Montlosier était de plus en plus exaspéré des injustices et des fautes de l’émigration. Il avait revu la patrie et ne voulait plus désormais vivre loin d’elle. Il revint donc en Angleterre avec le ferme désir de ne plus y résider que quelques semaines. L’esprit et le ton du Courrier de Londres se modifièrent. Quel ne fut pas l’étonnement des royalistes lorsque dans le numéro du 6 juillet on lut la phrase suivante : « Toute la France civile et politique est aujourd’hui dans un seul homme.
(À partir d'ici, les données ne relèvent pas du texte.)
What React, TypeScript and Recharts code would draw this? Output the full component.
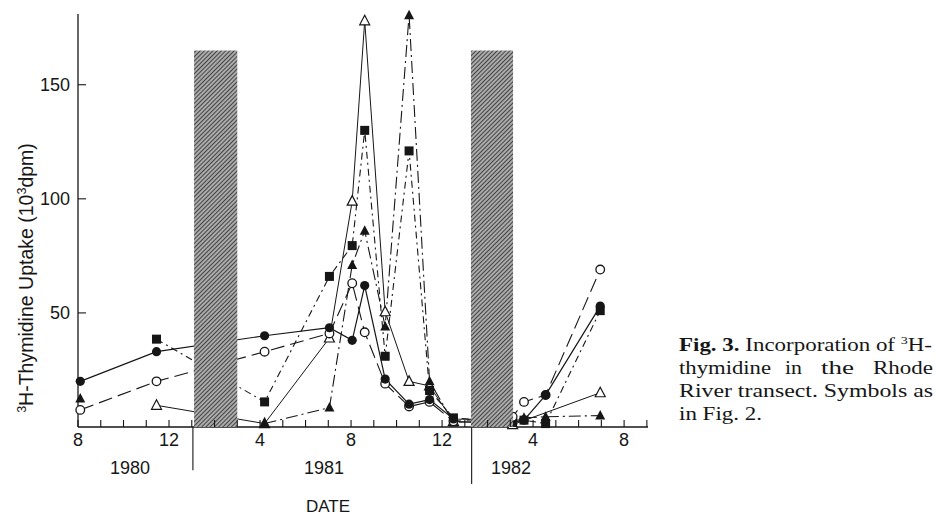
import React from "react";
import { ComposedChart, Line, XAxis, YAxis, ReferenceArea, ReferenceLine } from "recharts";

// sampling dates, in months counted from Jan 1980 (8 = Aug 1980, 20 = Aug 1981 ...)
const dates = [8.1, 11.45, 16.2, 19.05, 20.05, 20.6, 21.5, 22.55, 23.45, 24.5, 27.1, 27.6, 28.55, 30.95];

// 3H-thymidine uptake, 10^3 dpm
const filledCircle = [20, 33, 40, 43.5, 38, 62, 21, 10, 12, 3.5, null, 3, 14, 53];
const openCircle = [7.5, 20, 33, 41, 63, 41.5, 19, 9, 11, 2.5, 4.5, 11, 14, 69];
const filledSquare = [null, 38.5, 11, 66, 79.5, 130, 31, 121, 16, 4, 2, 3, 1.5, 51];
const filledTriangle = [12.5, null, 1.5, 8.5, 71, 86, 44, 180.5, 20, 2, 3, 4, 4.5, 5];
const openTriangle = [null, 9.5, 1.5, 39, 99, 178, 50.5, 20, 18, 2.5, 1, null, null, 15];

const monthTicks = [8, 9, 10, 11, 12, 13, 14, 15, 16, 17, 18, 19, 20, 21, 22, 23, 24, 25, 26, 27, 28, 29, 30, 31, 32, 33];
const labelTicks = [8, 12, 16, 20, 24, 28, 32];
const yTicks = [50, 100, 150];

// gaps between cruises (no sampling)
const gaps = [
  { from: 13.1, to: 15.0, top: 165 },
  { from: 25.27, to: 27.12, top: 165 },
];
const yearBreaks = [
  { at: 13.05, depth: -19 },
  { at: 25.3, depth: -25 },
];

const data = dates.map((d, i) => ({
  date: d,
  fc: filledCircle[i],
  oc: openCircle[i],
  fs: filledSquare[i],
  ft: filledTriangle[i],
  ot: openTriangle[i],
}));

const INK = "#161616";
const SANS = "'Liberation Sans', Arial, sans-serif";
const SERIF = "'Liberation Serif', 'Times New Roman', serif";

const mark = (kind: string) => (p: any) => {
  const { cx, cy, index } = p;
  if (cx == null || cy == null) return <g key={index} />;
  if (kind === "fc") return <circle key={index} cx={cx} cy={cy} r={4.6} fill={INK} />;
  if (kind === "oc")
    return <circle key={index} cx={cx} cy={cy} r={4.3} fill="#fff" stroke={INK} strokeWidth={1.3} />;
  if (kind === "fs") return <rect key={index} x={cx - 4.5} y={cy - 4.5} width={9} height={9} fill={INK} />;
  const pts = `${cx},${cy - 5.5} ${cx + 5},${cy + 4} ${cx - 5},${cy + 4}`;
  if (kind === "ft") return <polygon key={index} points={pts} fill={INK} />;
  return <polygon key={index} points={pts} fill="#fff" stroke={INK} strokeWidth={1.2} />;
};

function XTick({ x, y, payload }: any) {
  const v = payload.value;
  const show = labelTicks.includes(v);
  const label = ((v - 1) % 12) + 1;
  return (
    <g>
      <line x1={x} x2={x} y1={y} y2={y - 7} stroke={INK} strokeWidth={1.1} />
      {show && (
        <text x={x} y={y + 19} textAnchor="middle" fontSize={18} fontFamily={SANS} fill={INK}>
          {label}
        </text>
      )}
    </g>
  );
}

function YTick({ x, y, payload }: any) {
  return (
    <g>
      <line x1={x} x2={x + 8} y1={y} y2={y} stroke={INK} strokeWidth={1.1} />
      <text x={x - 8} y={y + 6.5} textAnchor="end" fontSize={18} fontFamily={SANS} fill={INK}>
        {payload.value}
      </text>
    </g>
  );
}

export default function App() {
  return (
    <div style={{ position: "absolute", left: 0, top: 0, width: 936, height: 522, background: "#fff" }}>
      <ComposedChart width={936} height={522} data={data} margin={{ top: 14, right: 288, bottom: 65, left: 18 }}>
        <defs>
          <pattern id="hatch" width="3" height="3" patternUnits="userSpaceOnUse" patternTransform="rotate(45)">
            <rect width="3" height="3" fill="#aaa" />
            <line x1="0" y1="0" x2="0" y2="3" stroke="#2a2a2a" strokeWidth="1.6" />
          </pattern>
        </defs>
        <XAxis
          dataKey="date"
          type="number"
          domain={[8, 33.05]}
          ticks={monthTicks}
          height={30}
          tickSize={0}
          tickMargin={0}
          tickLine={false}
          tick={<XTick />}
          axisLine={{ stroke: INK, strokeWidth: 1.3 }}
          interval={0}
        />
        <YAxis
          type="number"
          domain={[0, 181]}
          ticks={yTicks}
          width={60}
          tickSize={0}
          tickMargin={0}
          tickLine={false}
          tick={<YTick />}
          axisLine={{ stroke: INK, strokeWidth: 1.3 }}
        />
        <Line dataKey="ot" stroke={INK} strokeWidth={1} connectNulls dot={mark("ot")} isAnimationActive={false} />
        <Line dataKey="ft" stroke={INK} strokeWidth={1.1} strokeDasharray="12 4 2 4" dot={mark("ft")} isAnimationActive={false} />
        <Line dataKey="fs" stroke={INK} strokeWidth={1.1} strokeDasharray="7 4 2 4" connectNulls dot={mark("fs")} isAnimationActive={false} />
        <Line dataKey="oc" stroke={INK} strokeWidth={1.1} strokeDasharray="14 6" connectNulls dot={mark("oc")} isAnimationActive={false} />
        <Line dataKey="fc" stroke={INK} strokeWidth={1.2} connectNulls dot={mark("fc")} isAnimationActive={false} />
        {gaps.map((g, i) => (
          <ReferenceArea
            key={i}
            x1={g.from}
            x2={g.to}
            y1={0}
            y2={g.top}
            fill="url(#hatch)"
            fillOpacity={1}
            stroke="none"
            ifOverflow="visible"
            {...({ zIndex: 1000 } as any)}
          />
        ))}
        {yearBreaks.map((b, i) => (
          <ReferenceLine
            key={i}
            segment={[{ x: b.at, y: 0 }, { x: b.at, y: b.depth }]}
            stroke={INK}
            strokeWidth={1.1}
            ifOverflow="visible"
          />
        ))}
      </ComposedChart>

      <svg width={936} height={522} style={{ position: "absolute", left: 0, top: 0, pointerEvents: "none" }}>
        <g fontFamily={SANS} fill={INK} fontSize={18}>
          <text x={130} y={474} textAnchor="middle">1980</text>
          <text x={324} y={474} textAnchor="middle">1981</text>
          <text x={511} y={474} textAnchor="middle">1982</text>
          <text x={328} y={512} textAnchor="middle" fontSize={17}>DATE</text>
          <text transform="translate(33,278) rotate(-90)" textAnchor="middle" fontSize={19.5}>
            <tspan fontSize={12.5} dy={-7}>3</tspan>
            <tspan dy={7}>H-Thymidine Uptake (10</tspan>
            <tspan fontSize={12.5} dy={-7}>3</tspan>
            <tspan dy={7}>dpm)</tspan>
          </text>
        </g>
        <g fontFamily={SERIF} fill={INK} fontSize={18}>
          <text x={679} y={351} textLength={253} lengthAdjust="spacingAndGlyphs">
            <tspan fontWeight="bold">Fig. 3.</tspan>
            <tspan> Incorporation of </tspan>
            <tspan fontSize={11} dy={-7}>3</tspan>
            <tspan dy={7}>H-</tspan>
          </text>
          <text x={679} y={374} textLength={92} lengthAdjust="spacingAndGlyphs">thymidine</text>
          <text x={785} y={374} textLength={17} lengthAdjust="spacingAndGlyphs">in</text>
          <text x={821} y={374} textLength={33} lengthAdjust="spacingAndGlyphs">the</text>
          <text x={873} y={374} textLength={60} lengthAdjust="spacingAndGlyphs">Rhode</text>
          <text x={679} y={397} textLength={254} lengthAdjust="spacingAndGlyphs">River transect. Symbols as</text>
          <text x={679} y={420} textLength={83} lengthAdjust="spacingAndGlyphs">in Fig. 2.</text>
        </g>
      </svg>
    </div>
  );
}
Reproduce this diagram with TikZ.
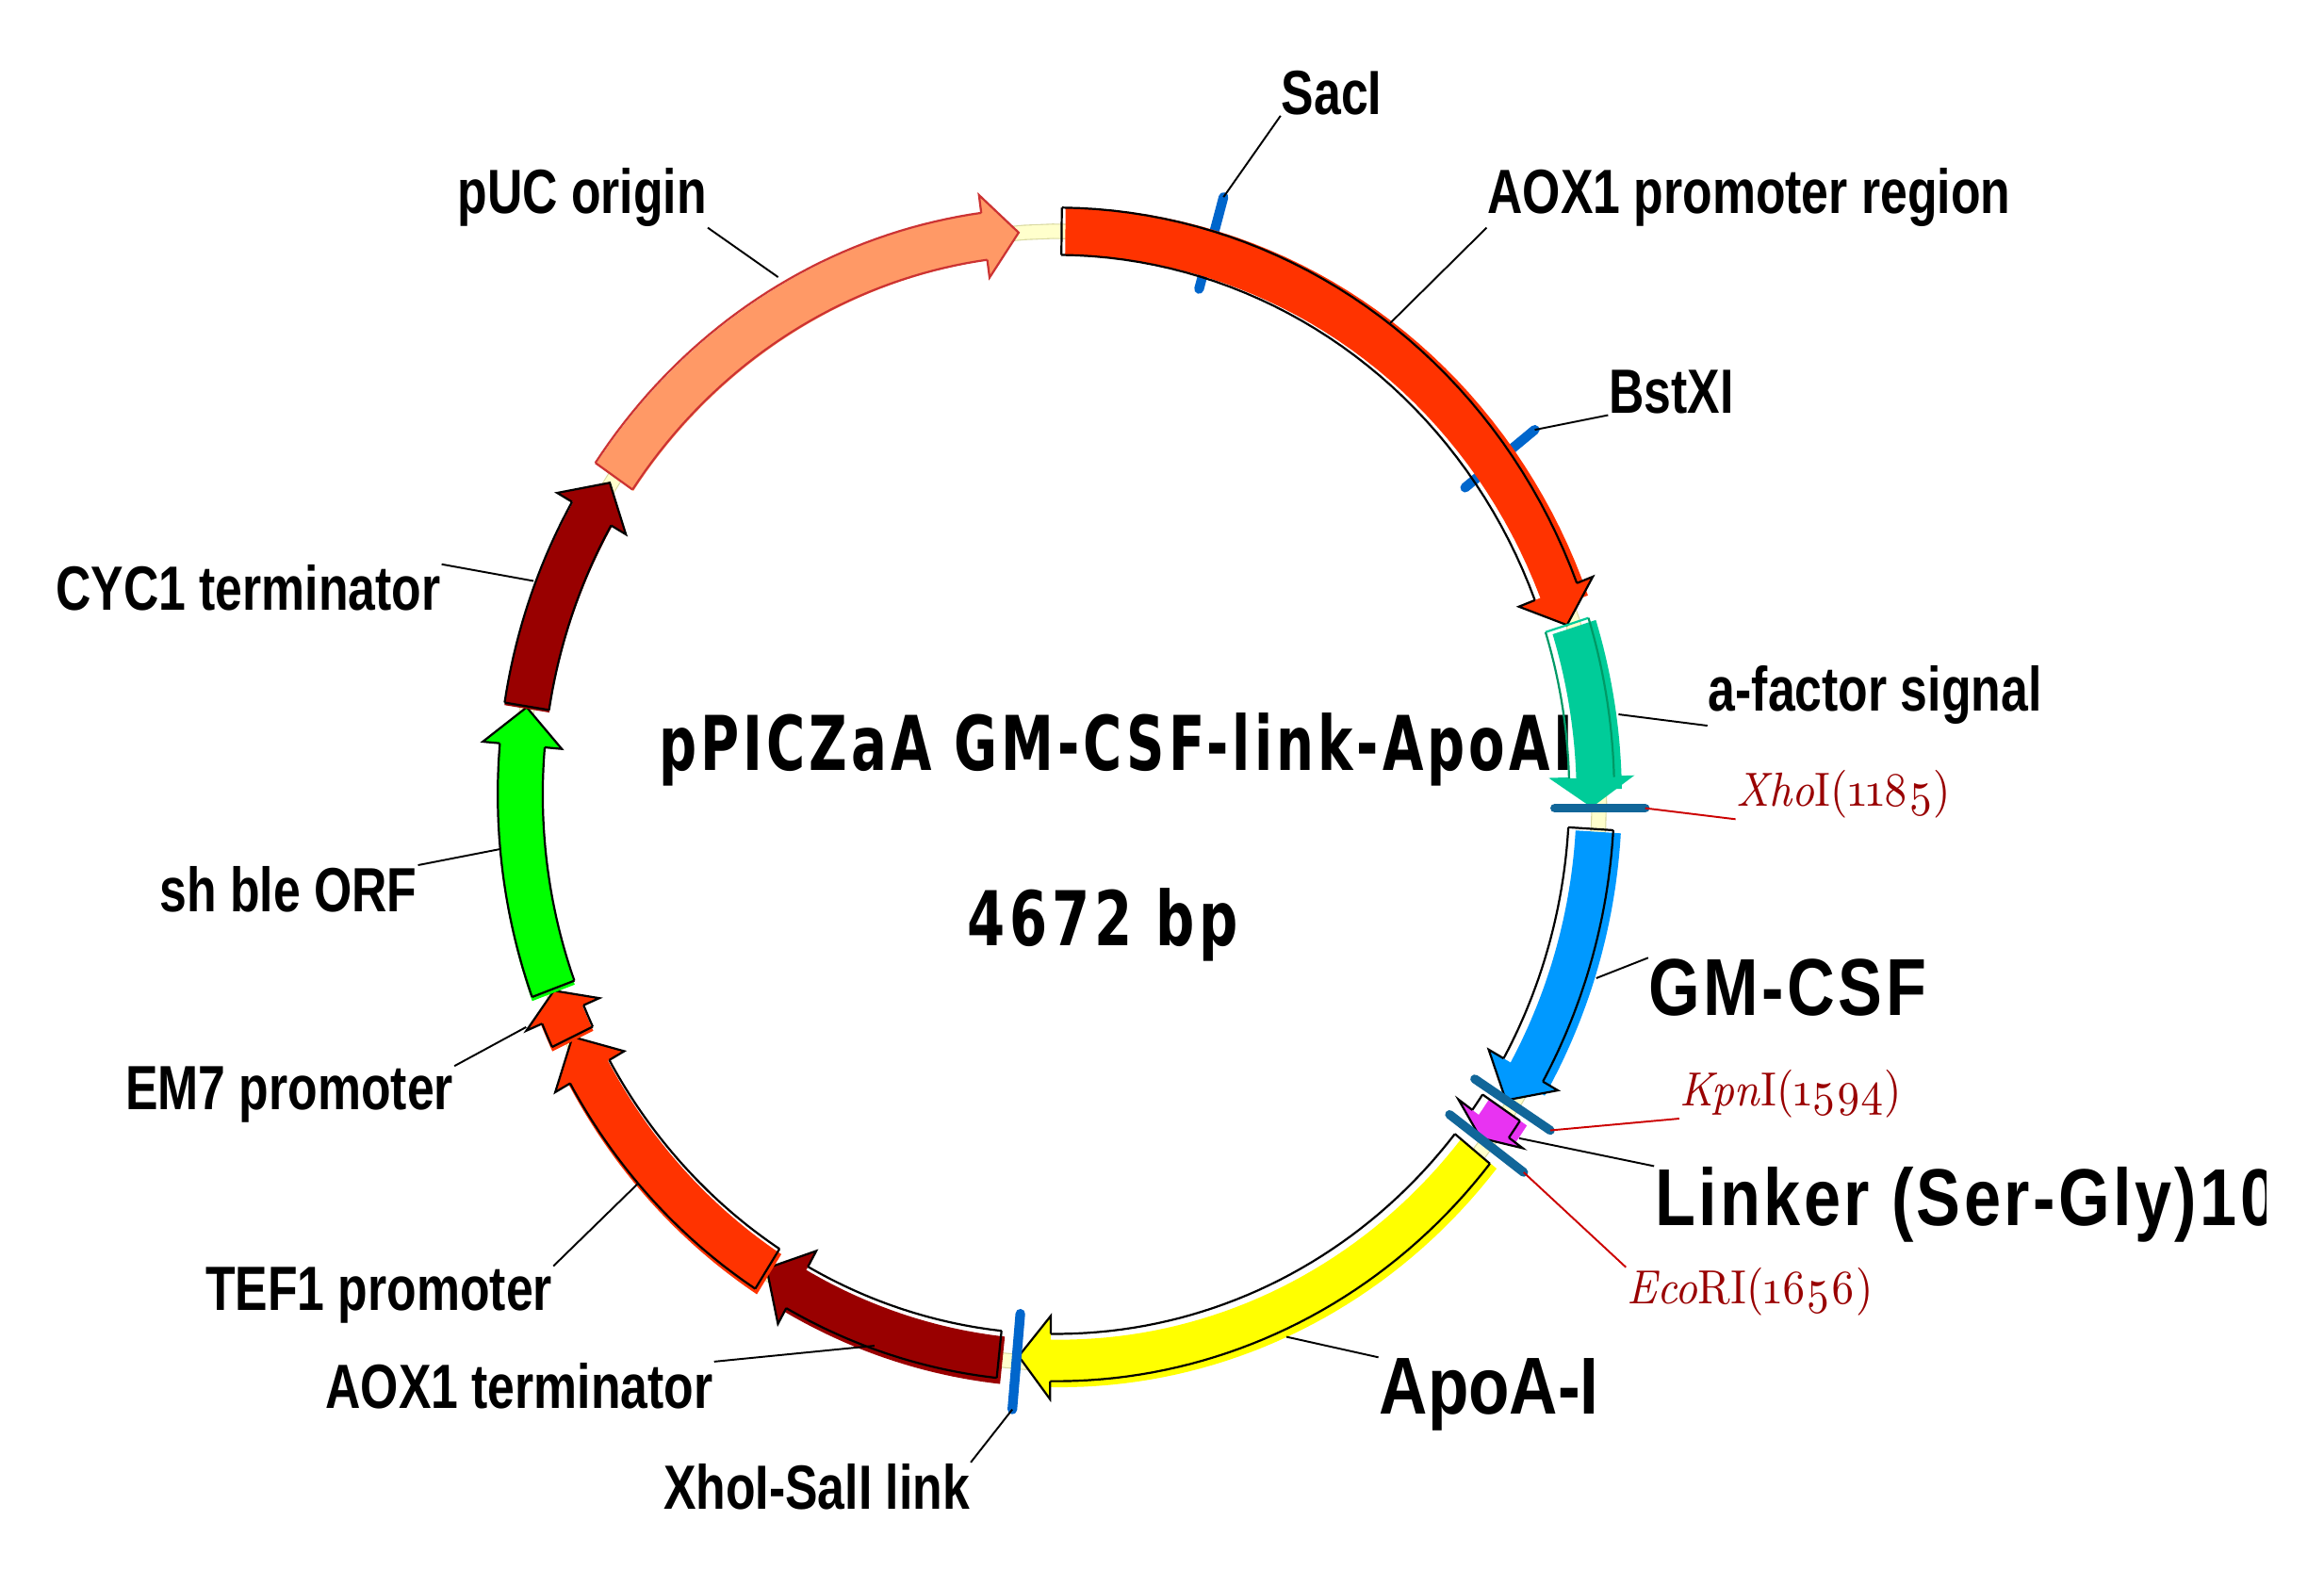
\documentclass[tikz,border=0pt]{standalone}
\usepackage{fontspec}
\usepackage{xcolor}
\setmainfont{Latin Modern Roman}
\newfontfamily\lblfont[FakeStretch=0.78]{Liberation Sans Bold}
\newfontfamily\bigfont[FakeStretch=0.82,LetterSpace=4]{Liberation Sans Bold}
\newfontfamily\apofont[FakeStretch=0.83]{Liberation Sans Bold}
\newfontfamily\namefont[FakeStretch=0.70,LetterSpace=5]{DejaVu Sans Bold}
\newfontfamily\sizefont[FakeStretch=0.72,LetterSpace=6]{DejaVu Sans Bold}
\newfontfamily\sitefont[Numbers=OldStyle,FakeStretch=0.90]{Latin Modern Roman}
\definecolor{promred}{HTML}{FF3300}
\definecolor{sigteal}{HTML}{00CC99}
\definecolor{sigline}{HTML}{009966}
\definecolor{csfblue}{HTML}{0099FF}
\definecolor{linkpink}{HTML}{E833F2}
\definecolor{apoyellow}{HTML}{FFFF00}
\definecolor{bleagreen}{HTML}{00FF00}
\definecolor{termred}{HTML}{990000}
\definecolor{oriorange}{HTML}{FF9966}
\definecolor{oriline}{HTML}{CC3333}
\definecolor{backpale}{HTML}{FFFFCC}
\definecolor{backedge}{HTML}{D8D8A0}
\definecolor{siteblue}{HTML}{0066CC}
\definecolor{cutblue}{HTML}{116699}
\definecolor{sitered}{HTML}{990000}
\definecolor{leadred}{HTML}{CC0000}
\newcommand{\genearrow}[6]{%
	\pgfmathsetmacro{\shaftend}{#2+0.3*(#3-#2)}
	\begin{scope}[ringfill]
		\fill[#4] plot[domain=#1:\shaftend,samples=40] (\x:1.042) -- plot[domain=\shaftend:#1,samples=40] (\x:0.958) -- cycle;
	\end{scope}
	\begin{scope}[ringline]
		\fill[#4] (#2:1.074) -- (#3:1) -- (#2:0.926) -- cycle;
		\draw[#6,line width=0.4pt] (#2:1.042) -- (#2:1.074) -- (#3:1) -- (#2:0.926) -- (#2:0.958);
		\draw[#6,line width=0.4pt] (#1:1.042) -- (#1:0.958);
		\draw[#5,line width=0.4pt] plot[domain=#1:#2,samples=40] (\x:1.042);
		\draw[#5,line width=0.4pt] plot[domain=#1:#2,samples=40] (\x:0.958);
	\end{scope}
}
\begin{document}
\begin{tikzpicture}[
	x=0.1mm, y=0.1mm,
	lbl/.style={inner sep=0pt, anchor=base west, font=\lblfont\fontsize{12}{12}\selectfont},
	biglbl/.style={inner sep=0pt, anchor=base west, font=\bigfont\fontsize{15.5}{16}\selectfont},
	sitelbl/.style={inner sep=0pt, anchor=base west, text=sitered, font=\sitefont\fontsize{9.2}{10}\selectfont},
	title/.style={inner sep=0pt, anchor=base west},
	leader/.style={line width=0.35pt},
	redleader/.style={line width=0.35pt, draw=leadred},
	sitebar/.style={line width=0.65mm, line cap=round, draw=siteblue},
	cutbar/.style={line width=0.6mm, line cap=round, draw=cutblue},
	ringfill/.style={shift={(715,-538)}, x=36.4mm, y=38.2mm},
	ringline/.style={shift={(712.5,-536)}, x=36.15mm, y=38mm}
	]
	\useasboundingbox (0,0) rectangle (1568,-1059);
	
	% centre text goes under the arrows
	\node[title, font=\namefont\fontsize{14.5}{15}\selectfont] (name) at (444,-520) {pPICZaA GM-CSF-link-ApoAI};
	\node[title, font=\sizefont\fontsize{14.5}{15}\selectfont] (size) at (652,-638) {4672 bp};
	
	% backbone and the two sites under the promoter
	\begin{scope}[ringfill]
		\draw[draw=backedge, line width=0.2pt, double=backpale, double distance=0.9mm] plot[domain=0:360,samples=120] (\x:1) -- cycle;
	\end{scope}
	\draw[sitebar] (825.5,-133) coordinate (sacA) -- (809,-195) coordinate (sacB);
	\draw[sitebar] (1035.5,-290) coordinate (bstA) -- (988.5,-329) coordinate (bstB);
	
	% arrows, clockwise from the top
	\genearrow{89.4}{21.1}{17.5}{promred}{black}{black}
	\genearrow{17.5}{1.7}{-1.2}{sigteal}{sigline}{sigteal}
	\genearrow{-3.5}{-29.3}{-32.9}{csfblue}{black}{black}
	\genearrow{-33.8}{-35.8}{-37.6}{linkpink}{black}{black}
	\genearrow{-39}{-90.6}{-94}{apoyellow}{black}{black}
	\genearrow{-96.1}{-118.9}{-122.7}{termred}{black}{black}
	\genearrow{-122.6}{-150.5}{-154.5}{promred}{black}{black}
	\genearrow{-154.5}{-157}{-159.6}{promred}{black}{black}
	\genearrow{200.2}{175}{171.1}{bleagreen}{black}{black}
	\genearrow{171}{150.1}{146.4}{termred}{black}{black}
	\genearrow{145.6}{97.7}{94}{oriorange}{oriline}{oriline}
	
	% cut sites over the arrows
	\draw[cutbar] (1049,-545.3) -- (1110,-545.3) coordinate (xhoA);
	\draw[cutbar] (995,-728) -- (1046,-762.7) coordinate (kpnA);
	\draw[cutbar] (978,-752) -- (1028,-791) coordinate (ecoA);
	\draw[sitebar] (688.4,-886.4) -- (683,-951) coordinate (linkA);
	
	% labels
	\node[lbl] (saci) at (864,-77) {SacI};
	\node[lbl] (puc) at (308,-144) {pUC origin};
	\node[lbl] (aox) at (1003,-144) {AOX1 promoter region};
	\node[lbl] (bst) at (1085,-279) {BstXI};
	\node[lbl] (cyc) at (37,-412) {CYC1 terminator};
	\node[lbl] (afac) at (1152,-480) {a-factor signal};
	\node[sitelbl] (xho) at (1171,-544) {\textit{Xho}I(1185)};
	\node[lbl] (ble) at (107,-615) {sh ble ORF};
	\node[biglbl] (gmcsf) at (1112,-685) {GM-CSF};
	\node[sitelbl] (kpn) at (1133,-746) {\textit{Kpn}I(1594)};
	\node[lbl] (emp) at (84,-749) {EM7 promoter};
	\begin{scope}
		\clip (0,0) rectangle (1529,-1059);
		\node[biglbl] (linker) at (1116,-827) {Linker (Ser-Gly)10};
	\end{scope}
	\node[lbl] (tef) at (138,-884) {TEF1 promoter};
	\node[sitelbl] (eco) at (1097,-880) {\textit{Eco}RI(1656)};
	\node[biglbl, font=\apofont\fontsize{15.5}{16}\selectfont] (apo) at (930,-954) {ApoA-I};
	\node[lbl] (term) at (219,-950) {AOX1 terminator};
	\node[lbl] (link) at (447,-1018) {XhoI-SalI link};
	
	% leaders
	\coordinate (pucA) at (525,-187);
	\coordinate (aoxA) at (938,-218);
	\coordinate (cycA) at (360,-392);
	\coordinate (afacA) at (1092,-482);
	\coordinate (bleA) at (337,-573);
	\coordinate (csfA) at (1077,-660);
	\coordinate (lnkA) at (1025,-768);
	\coordinate (empA) at (355,-693);
	\coordinate (tefA) at (430,-799);
	\coordinate (apoA) at (868,-902);
	\coordinate (termA) at (590,-908);
	
	\draw[leader] (saci.south west) -- (sacA);
	\draw[leader] (puc.south east) -- (pucA);
	\draw[leader] (aox.south west) -- (aoxA);
	\draw[leader] (bst.south west) -- (bstA);
	\draw[leader] (cyc.north east) -- (cycA);
	\draw[leader] (afac.south west) -- (afacA);
	\draw[redleader] (xho.south west) -- (xhoA);
	\draw[leader] (ble.north east) -- (bleA);
	\draw[leader] (gmcsf.north west) -- (csfA);
	\draw[redleader] (kpn.south west) -- (kpnA);
	\draw[leader] (linker.north west) -- (lnkA);
	\draw[leader] (emp.north east) -- (empA);
	\draw[redleader] (eco.north west) -- (ecoA);
	\draw[leader] (tef.north east) -- (tefA);
	\draw[leader] (apo.north west) -- (apoA);
	\draw[leader] (term.north east) -- (termA);
	\draw[leader] (link.north east) -- (linkA);
	
\end{tikzpicture}
\end{document}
Quelles que soient nos prétentions publiques ou nos vœux secrets, c’est d’un homme qu’il faut tout attendre ; c’est à un homme qu’il faut tout demander. »

La situation de Montlosier devenait intolérable. Il contrariait à la fois la politique du gouvernement anglais et rompait violemment avec l’émigration. Il obtint sa radiation de la liste des émigrés et vint en 1801 établir son journal à Paris. Une transformation rapide et absolue des mœurs, des conditions, des usages s’était opérée. Une société entièrement nouvelle grandissait ; en quelques années,. le vieux monde avait disparu.


A. BARDOUX.

  1. Voyez la Revue du 15 décembre 1874.
  2. C’était d’elle que Rivarol, mécontent de ses manières, avait dit : « L’abbé, puisque vous avez le droit de vous choisir une nièce, vous auriez dû la choisir plus polie. »
  3. Delille partit bientôt après pour Paris, fatigué qu’il était du séjour de Londres. Le libraire Bossange, qui vint vers ce temps-là passer quelques jours en Angleterre, le ramena en France.